WHAT NEEDS TO BE DONE –
Write the lines out again, from the top of the material to the line containing "time = np.round(np.arange(301) * 0.1, 1)", pictures excluded.

COLLECTED DATA –
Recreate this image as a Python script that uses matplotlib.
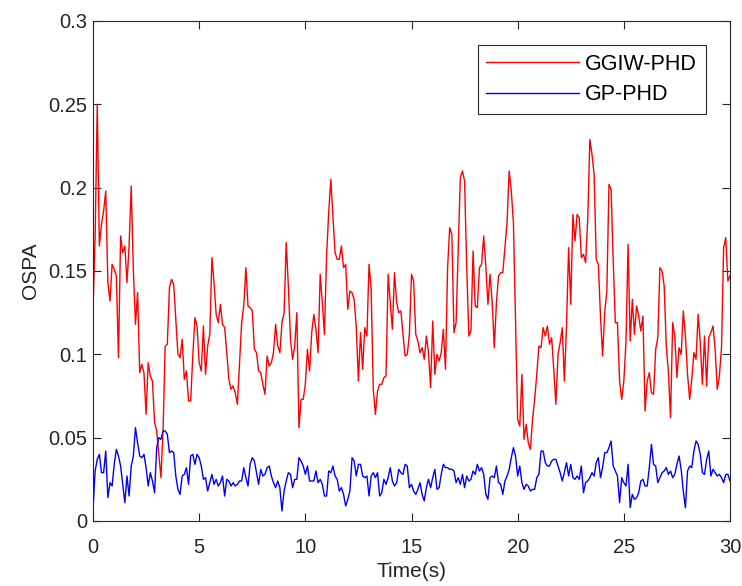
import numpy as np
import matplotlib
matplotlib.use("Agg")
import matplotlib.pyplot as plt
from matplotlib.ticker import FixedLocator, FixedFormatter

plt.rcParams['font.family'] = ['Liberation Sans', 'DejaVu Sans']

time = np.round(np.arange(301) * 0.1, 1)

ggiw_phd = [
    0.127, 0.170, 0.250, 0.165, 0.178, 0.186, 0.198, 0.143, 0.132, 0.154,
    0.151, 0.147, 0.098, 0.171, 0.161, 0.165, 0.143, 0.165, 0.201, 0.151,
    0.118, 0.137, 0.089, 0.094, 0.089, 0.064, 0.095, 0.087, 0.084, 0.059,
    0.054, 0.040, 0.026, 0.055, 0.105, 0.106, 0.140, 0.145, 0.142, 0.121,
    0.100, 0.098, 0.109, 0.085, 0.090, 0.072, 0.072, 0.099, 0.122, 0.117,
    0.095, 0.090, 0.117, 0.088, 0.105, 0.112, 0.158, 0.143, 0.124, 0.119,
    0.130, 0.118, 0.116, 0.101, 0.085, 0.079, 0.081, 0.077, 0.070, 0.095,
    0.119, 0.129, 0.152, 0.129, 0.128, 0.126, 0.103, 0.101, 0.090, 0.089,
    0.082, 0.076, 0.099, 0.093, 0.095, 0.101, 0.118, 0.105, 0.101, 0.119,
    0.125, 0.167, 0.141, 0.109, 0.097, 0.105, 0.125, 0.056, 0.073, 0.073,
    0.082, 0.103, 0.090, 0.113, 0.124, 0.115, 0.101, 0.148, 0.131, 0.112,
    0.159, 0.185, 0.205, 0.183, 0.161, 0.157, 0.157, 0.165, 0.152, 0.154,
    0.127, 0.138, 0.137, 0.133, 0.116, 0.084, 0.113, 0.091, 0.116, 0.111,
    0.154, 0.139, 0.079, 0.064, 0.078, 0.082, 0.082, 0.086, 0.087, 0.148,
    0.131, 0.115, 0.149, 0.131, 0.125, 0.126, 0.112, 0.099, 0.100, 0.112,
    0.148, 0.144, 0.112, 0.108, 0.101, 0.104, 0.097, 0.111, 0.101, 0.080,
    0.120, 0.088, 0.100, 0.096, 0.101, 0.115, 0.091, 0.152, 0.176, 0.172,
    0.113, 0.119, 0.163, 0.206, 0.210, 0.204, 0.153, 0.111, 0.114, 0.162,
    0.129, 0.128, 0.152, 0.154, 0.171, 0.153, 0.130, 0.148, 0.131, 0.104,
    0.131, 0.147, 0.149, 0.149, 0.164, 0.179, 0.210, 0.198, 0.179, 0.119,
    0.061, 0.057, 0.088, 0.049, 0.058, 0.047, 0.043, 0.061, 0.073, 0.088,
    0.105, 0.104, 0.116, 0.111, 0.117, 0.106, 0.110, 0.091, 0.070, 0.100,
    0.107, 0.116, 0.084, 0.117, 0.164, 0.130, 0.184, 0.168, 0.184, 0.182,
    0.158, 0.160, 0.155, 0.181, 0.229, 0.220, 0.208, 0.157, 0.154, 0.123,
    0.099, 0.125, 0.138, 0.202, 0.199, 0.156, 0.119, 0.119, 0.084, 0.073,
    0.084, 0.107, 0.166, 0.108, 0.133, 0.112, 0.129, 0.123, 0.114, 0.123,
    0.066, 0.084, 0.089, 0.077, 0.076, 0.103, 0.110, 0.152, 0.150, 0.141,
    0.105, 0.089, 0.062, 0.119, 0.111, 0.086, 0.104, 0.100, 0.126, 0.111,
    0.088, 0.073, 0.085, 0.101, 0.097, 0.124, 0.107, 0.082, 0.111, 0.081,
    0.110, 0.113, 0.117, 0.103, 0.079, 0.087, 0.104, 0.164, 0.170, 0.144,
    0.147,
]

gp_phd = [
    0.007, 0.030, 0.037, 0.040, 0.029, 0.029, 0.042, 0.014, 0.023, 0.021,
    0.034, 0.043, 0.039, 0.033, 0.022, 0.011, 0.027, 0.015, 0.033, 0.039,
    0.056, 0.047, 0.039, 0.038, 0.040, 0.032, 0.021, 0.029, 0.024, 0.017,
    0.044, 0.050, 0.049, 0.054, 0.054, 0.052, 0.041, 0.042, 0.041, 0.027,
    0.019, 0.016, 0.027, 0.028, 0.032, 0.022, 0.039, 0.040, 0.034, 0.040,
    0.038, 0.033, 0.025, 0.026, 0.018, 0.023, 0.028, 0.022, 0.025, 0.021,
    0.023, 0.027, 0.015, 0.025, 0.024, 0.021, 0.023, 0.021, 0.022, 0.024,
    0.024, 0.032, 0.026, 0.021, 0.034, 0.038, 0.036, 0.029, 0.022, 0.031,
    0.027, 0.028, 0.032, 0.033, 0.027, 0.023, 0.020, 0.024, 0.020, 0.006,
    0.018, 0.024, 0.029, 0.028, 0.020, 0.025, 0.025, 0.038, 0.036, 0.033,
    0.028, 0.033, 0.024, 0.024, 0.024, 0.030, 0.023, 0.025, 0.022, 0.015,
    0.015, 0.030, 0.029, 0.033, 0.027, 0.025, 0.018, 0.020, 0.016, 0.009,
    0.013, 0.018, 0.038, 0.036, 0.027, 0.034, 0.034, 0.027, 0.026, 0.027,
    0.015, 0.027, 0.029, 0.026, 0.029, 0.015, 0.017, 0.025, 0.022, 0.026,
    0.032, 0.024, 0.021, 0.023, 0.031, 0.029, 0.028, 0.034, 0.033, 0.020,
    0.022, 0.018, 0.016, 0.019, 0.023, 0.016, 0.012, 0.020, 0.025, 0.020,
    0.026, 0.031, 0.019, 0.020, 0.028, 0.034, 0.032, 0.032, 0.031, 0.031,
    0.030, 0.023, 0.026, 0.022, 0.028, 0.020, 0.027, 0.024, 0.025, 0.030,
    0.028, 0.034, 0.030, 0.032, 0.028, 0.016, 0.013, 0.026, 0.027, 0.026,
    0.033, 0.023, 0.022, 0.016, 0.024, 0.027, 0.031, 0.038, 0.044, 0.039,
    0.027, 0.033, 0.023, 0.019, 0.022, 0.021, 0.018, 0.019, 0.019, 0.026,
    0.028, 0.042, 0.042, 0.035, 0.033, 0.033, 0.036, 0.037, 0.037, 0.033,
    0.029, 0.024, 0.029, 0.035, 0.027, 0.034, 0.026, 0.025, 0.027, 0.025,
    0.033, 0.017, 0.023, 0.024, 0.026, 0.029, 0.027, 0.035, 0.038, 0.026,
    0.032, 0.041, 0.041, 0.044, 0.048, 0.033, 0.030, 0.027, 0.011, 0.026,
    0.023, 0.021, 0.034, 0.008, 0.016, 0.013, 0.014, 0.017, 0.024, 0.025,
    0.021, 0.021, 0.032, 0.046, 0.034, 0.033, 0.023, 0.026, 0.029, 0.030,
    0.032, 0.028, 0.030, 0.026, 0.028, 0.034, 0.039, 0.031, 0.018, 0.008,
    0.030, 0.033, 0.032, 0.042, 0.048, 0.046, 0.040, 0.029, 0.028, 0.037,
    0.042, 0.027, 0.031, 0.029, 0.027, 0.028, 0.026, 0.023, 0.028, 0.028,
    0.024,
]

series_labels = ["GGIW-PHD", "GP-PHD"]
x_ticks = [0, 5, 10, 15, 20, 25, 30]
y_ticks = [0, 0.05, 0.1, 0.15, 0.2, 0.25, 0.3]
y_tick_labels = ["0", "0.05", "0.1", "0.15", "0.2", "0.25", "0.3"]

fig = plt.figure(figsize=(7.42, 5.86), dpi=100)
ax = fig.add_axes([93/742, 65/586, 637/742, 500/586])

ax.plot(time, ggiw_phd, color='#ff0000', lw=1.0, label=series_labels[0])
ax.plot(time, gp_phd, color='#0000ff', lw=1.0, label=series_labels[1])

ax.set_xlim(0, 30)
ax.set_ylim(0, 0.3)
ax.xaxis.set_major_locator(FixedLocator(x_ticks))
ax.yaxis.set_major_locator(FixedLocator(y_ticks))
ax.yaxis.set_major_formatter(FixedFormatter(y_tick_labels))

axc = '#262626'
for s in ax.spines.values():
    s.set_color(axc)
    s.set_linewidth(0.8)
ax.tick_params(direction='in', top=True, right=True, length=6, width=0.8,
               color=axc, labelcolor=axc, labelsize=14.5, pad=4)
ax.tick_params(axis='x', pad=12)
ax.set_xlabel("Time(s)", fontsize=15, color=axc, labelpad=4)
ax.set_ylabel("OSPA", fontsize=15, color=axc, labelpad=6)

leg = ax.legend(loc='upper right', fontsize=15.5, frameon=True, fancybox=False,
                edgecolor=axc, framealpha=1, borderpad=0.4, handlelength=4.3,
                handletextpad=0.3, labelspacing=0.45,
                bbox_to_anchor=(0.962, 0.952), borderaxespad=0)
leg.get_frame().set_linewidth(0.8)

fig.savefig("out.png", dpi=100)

CORRECT RESPONSE –
Recreate this image as a Python script that uses matplotlib.
import numpy as np
import matplotlib
matplotlib.use("Agg")
import matplotlib.pyplot as plt
from matplotlib.ticker import FixedLocator, FixedFormatter

plt.rcParams['font.family'] = ['Liberation Sans', 'DejaVu Sans']

time = np.round(np.arange(301) * 0.1, 1)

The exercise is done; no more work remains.